The task force will prepare a report to the provost by early in the spring semester. A second task force will then be named to develop an implementation plan, which will be phased in over four years, beginning in fall 2017.
Current requirements in BU’s schools and colleges vary in content and in number of credits. They range from the CAS Foundational Skills and General Education Breadth requirements to CFA’s liberal arts electives to the CGS team-taught, two-year integrated liberal arts core curriculum. Searching for model programs, the task force examined the General Education requirements of several universities. At Stanford, they found that requirements put in place in 2013 fall into four categories: thinking matters, ways of thinking/ways of doing, writing and rhetoric, and foreign language. At Notre Dame, they found a commitment to pursuing “purposeful cultivation of shared intellectual values” and to sending incoming students through a College of the First Year of Studies.

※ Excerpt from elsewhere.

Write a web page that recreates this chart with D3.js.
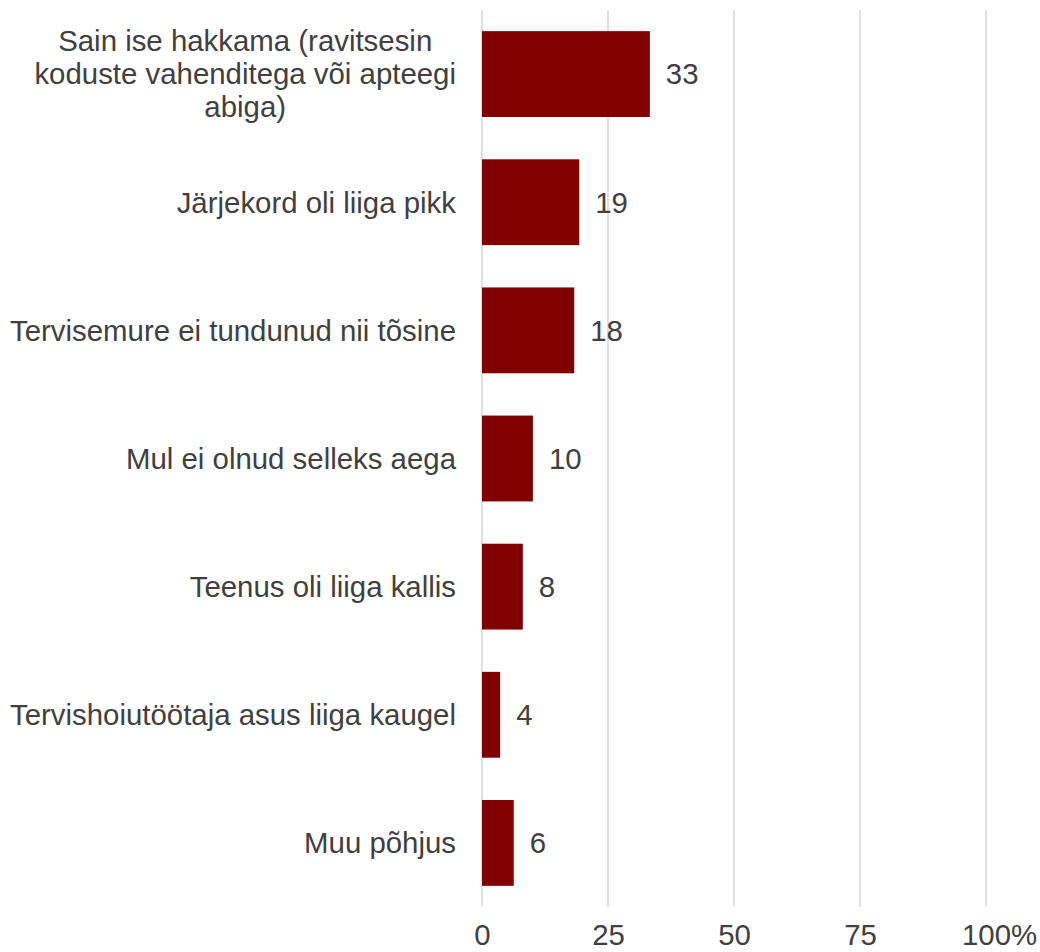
<!DOCTYPE html>
<html>
<head>
<meta charset="utf-8">
<script src="https://cdn.jsdelivr.net/npm/d3@7"></script>
<style>
  html, body { margin: 0; padding: 0; background: #fff; }
  svg text { font-family: "Liberation Sans", Arial, sans-serif; fill: #404040; }
</style>
</head>
<body>
<svg id="chart" width="1040" height="952"></svg>
<script>
const categories = [
  ["Sain ise hakkama (ravitsesin", "koduste vahenditega või apteegi", "abiga)"],
  ["Järjekord oli liiga pikk"],
  ["Tervisemure ei tundunud nii tõsine"],
  ["Mul ei olnud selleks aega"],
  ["Teenus oli liiga kallis"],
  ["Tervishoiutöötaja asus liiga kaugel"],
  ["Muu põhjus"]
];
const values = [33.3, 19.3, 18.3, 10.1, 8.1, 3.6, 6.3];
const tickValues = [0, 25, 50, 75, 100];
const tickLabels = ["0", "25", "50", "75", "100"];
const tickSuffix = "%";

const svg = d3.select("#chart");
const margin = { left: 482, right: 54, top: 10, bottom: 45 };
const W = 1040, H = 952;
const fontSize = 29.4;

const x = d3.scaleLinear().domain([0, 100]).range([margin.left, W - margin.right]);
const y = d3.scaleBand()
  .domain(d3.range(categories.length))
  .range([margin.top, H - margin.bottom])
  .paddingInner(0.33)
  .paddingOuter(0.165);

// gridlines
svg.append("g").selectAll("line").data(tickValues).join("line")
  .attr("x1", d => x(d)).attr("x2", d => x(d))
  .attr("y1", margin.top).attr("y2", H - margin.bottom)
  .attr("stroke", "#d9d9d9").attr("stroke-width", 1.6);

// x axis labels
const axis = d3.axisBottom(x).tickValues(tickValues)
  .tickFormat((d, i) => tickLabels[i]).tickSize(0).tickPadding(0);
const gx = svg.append("g")
  .attr("transform", `translate(0,${H - margin.bottom})`)
  .call(axis);
gx.select(".domain").remove();
gx.selectAll("text")
  .attr("font-size", fontSize)
  .attr("font-family", '"Liberation Sans", Arial, sans-serif')
  .attr("fill", "#404040")
  .attr("dy", null)
  .attr("y", 38);
// suffix after last tick label
const lastText = gx.selectAll(".tick text").filter((d, i, n) => i === n.length - 1);
const bb = lastText.node().getBBox();
const lastTick = gx.selectAll(".tick").filter((d, i, n) => i === n.length - 1);
lastTick.append("text")
  .attr("x", bb.x + bb.width).attr("y", 38)
  .attr("text-anchor", "start")
  .attr("font-size", fontSize)
  .attr("fill", "#404040")
  .text(tickSuffix);

// bars
svg.append("g").selectAll("rect").data(values).join("rect")
  .attr("x", x(0))
  .attr("y", (d, i) => y(i))
  .attr("width", d => x(d) - x(0))
  .attr("height", y.bandwidth())
  .attr("fill", "#800000");

// value labels
svg.append("g").selectAll("text").data(values).join("text")
  .attr("x", d => x(d) + 16)
  .attr("y", (d, i) => y(i) + y.bandwidth() / 2)
  .attr("dy", "0.35em")
  .attr("font-size", fontSize)
  .text(d => Math.round(d));

// category labels
const labelRight = x(0) - 26;
const lineH = 33;
const gl = svg.append("g");
categories.forEach((lines, i) => {
  const cy = y(i) + y.bandwidth() / 2;
  const t = gl.append("text").attr("font-size", fontSize);
  if (lines.length === 1) {
    t.attr("x", labelRight).attr("y", cy).attr("dy", "0.35em")
      .attr("text-anchor", "end").text(lines[0]);
  } else {
    const spans = lines.map((l, k) =>
      t.append("tspan").attr("y", cy + (k - (lines.length - 1) / 2) * lineH)
        .attr("dy", "0.35em").text(l));
    const maxW = d3.max(spans, s => s.node().getComputedTextLength());
    const cx = labelRight - maxW / 2;
    t.attr("text-anchor", "middle");
    spans.forEach(s => s.attr("x", cx));
  }
});
</script>
</body>
</html>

“What we learned from other places that we found exciting was a kind of general education that wasn’t the traditional ‘Check off a bunch of boxes,’” says Schulman. “It wasn’t the traditional, ‘Here’s what you have to do as a freshman or sophomore before you get to do what you really came to college to study.’”
The cochairs say it’s possible that BU students could do some of their General Education work across all four years of their studies, in or outside of their major, in classes and through other experiences outside of course work.
“It’s not that everybody is going to take the same course, because that is neither desirable nor feasible,” Loizeaux says, “but students ought to have a common understanding of what BU believes is important and valuable.”